The Forester women earned three more victories on Friday and have now finished first in four of the seven events contested so far.
Junior
Audrey Kilmer's triumph in the 500-freestyle was the team's first on Friday. She finished 20 lengths of the pool more nearly five seconds before the runner-up with a time of 5:08.93. Kilmer has now won six of seven individual events at the conference meet during her career.
The next event was the 200-IM and sophomore
Isabella Rozenbergas made it back-to-back victories for the Forester women. After breaking her own meet record in the morning prelims with a clocking of 2:05.62, she did it again in the evening finals at 2:05.17. The time is an NCAA B-cut, although she posted a slightly faster time (2:04.66) at the Carthage Classic in December.

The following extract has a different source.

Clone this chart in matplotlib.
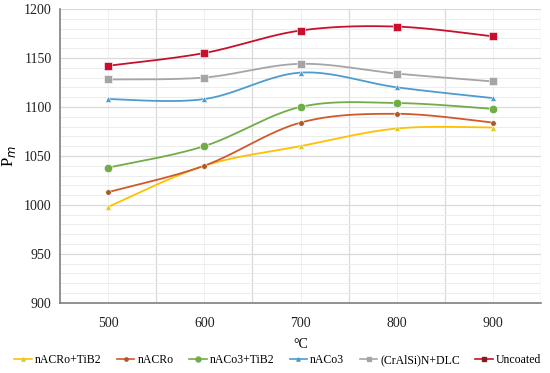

Kilmer (23.56) and Rozenbergas (23.63) also turned in the fastest splits in the field to lead Lake Forest to a comeback victory in the 200-freestyle relay to close out Friday night's finals session. Senior
Valeria Welk and sophomore
Joss Hoffman joined them and edged out host Grinnell College by three-tenths-of-a-second. Their time of 1:37.34 ranks them third in program history and the victory is the quartet's second of the meet after also prevailing in Thursday night's 800-freestyle relay.
The top performance for the Forester men's team came from junior
Gavin Biccum in the 500-freestyle and sophomore
Matthew Strada in the 200-IM. Biccum placed third in 4:42.55 and Strada finished fourth but climbed into second place in team history with a time of 1:53.87. Junior
Clayton Berg joined Strada in the 200-IM A-Final and was sixth in 1:56.93.

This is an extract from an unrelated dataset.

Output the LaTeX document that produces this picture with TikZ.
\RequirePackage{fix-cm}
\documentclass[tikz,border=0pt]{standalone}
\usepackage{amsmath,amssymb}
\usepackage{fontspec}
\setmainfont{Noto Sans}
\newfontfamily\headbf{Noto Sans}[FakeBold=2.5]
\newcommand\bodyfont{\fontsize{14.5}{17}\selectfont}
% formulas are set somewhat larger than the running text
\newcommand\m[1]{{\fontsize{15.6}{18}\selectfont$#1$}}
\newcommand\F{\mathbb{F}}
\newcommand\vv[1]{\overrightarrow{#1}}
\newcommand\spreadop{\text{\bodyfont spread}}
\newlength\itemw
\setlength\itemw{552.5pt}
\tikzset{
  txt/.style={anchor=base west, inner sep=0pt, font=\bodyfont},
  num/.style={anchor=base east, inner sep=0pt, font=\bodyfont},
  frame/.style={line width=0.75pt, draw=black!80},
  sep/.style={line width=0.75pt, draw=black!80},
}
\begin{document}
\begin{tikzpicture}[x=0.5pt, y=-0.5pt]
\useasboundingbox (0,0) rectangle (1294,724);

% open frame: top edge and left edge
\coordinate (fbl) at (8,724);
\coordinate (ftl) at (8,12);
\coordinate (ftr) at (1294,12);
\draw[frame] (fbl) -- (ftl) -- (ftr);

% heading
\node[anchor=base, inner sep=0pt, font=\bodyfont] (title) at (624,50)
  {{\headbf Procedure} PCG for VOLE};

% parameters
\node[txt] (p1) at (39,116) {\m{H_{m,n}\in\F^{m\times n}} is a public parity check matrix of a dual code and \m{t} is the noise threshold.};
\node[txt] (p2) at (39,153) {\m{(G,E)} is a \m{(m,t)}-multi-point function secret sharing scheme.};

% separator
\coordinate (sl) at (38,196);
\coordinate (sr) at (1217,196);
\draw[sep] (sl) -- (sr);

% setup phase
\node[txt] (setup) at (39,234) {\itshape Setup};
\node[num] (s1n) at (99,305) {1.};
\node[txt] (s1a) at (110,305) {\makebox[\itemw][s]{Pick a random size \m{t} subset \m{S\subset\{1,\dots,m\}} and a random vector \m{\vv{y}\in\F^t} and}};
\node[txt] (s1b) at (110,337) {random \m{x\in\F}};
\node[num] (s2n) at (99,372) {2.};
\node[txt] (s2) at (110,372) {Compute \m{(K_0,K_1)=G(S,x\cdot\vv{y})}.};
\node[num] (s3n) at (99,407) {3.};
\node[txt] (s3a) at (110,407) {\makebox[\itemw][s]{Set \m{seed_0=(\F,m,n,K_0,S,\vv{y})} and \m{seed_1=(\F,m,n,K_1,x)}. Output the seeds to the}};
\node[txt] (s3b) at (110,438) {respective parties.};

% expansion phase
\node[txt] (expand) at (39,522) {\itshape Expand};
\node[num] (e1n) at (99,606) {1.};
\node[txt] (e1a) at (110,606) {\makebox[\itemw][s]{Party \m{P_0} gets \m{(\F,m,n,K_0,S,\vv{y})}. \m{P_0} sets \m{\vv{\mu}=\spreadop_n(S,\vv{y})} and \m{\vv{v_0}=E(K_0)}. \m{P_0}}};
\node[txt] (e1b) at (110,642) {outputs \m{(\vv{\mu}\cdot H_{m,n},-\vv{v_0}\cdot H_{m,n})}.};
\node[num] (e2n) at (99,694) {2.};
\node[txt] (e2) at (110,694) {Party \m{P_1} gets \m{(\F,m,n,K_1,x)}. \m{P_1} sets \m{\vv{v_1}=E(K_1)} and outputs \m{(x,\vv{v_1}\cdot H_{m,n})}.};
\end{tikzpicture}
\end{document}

In addition to their performance in the relay, Welk and Hoffman also finished sixth in the 500-freestyle (5:21.84) and 200-IM (2:15.14), respectively.
The Lake Forest men posted their best relay finish of the meet so far when juniors
Ben Scott and
Cameron Schlosser and seniors
Alexander Wilson and
Demetri Zemenides were second in the 200-freestyle. They finished in 1:25.05, missing out on a top-five performance in program history by just .03 seconds.
After seven of 20 events, Grinnell leads the women's team standings with 377 points and the men's with 346.5. St. Norbert College is second on the women's side at 273 and Lake Forest is third at 226. The Milwaukee School of Engineering men are currently in line for a runner-up finish with 292 points and the Foresters are just 7.5 ahead of fourth-place St. Norbert at 212.
Seven more events will take place on Saturday with the morning prelims beginning at 10:00 and the evening finals at 5:30. The final six events are slated for Sunday.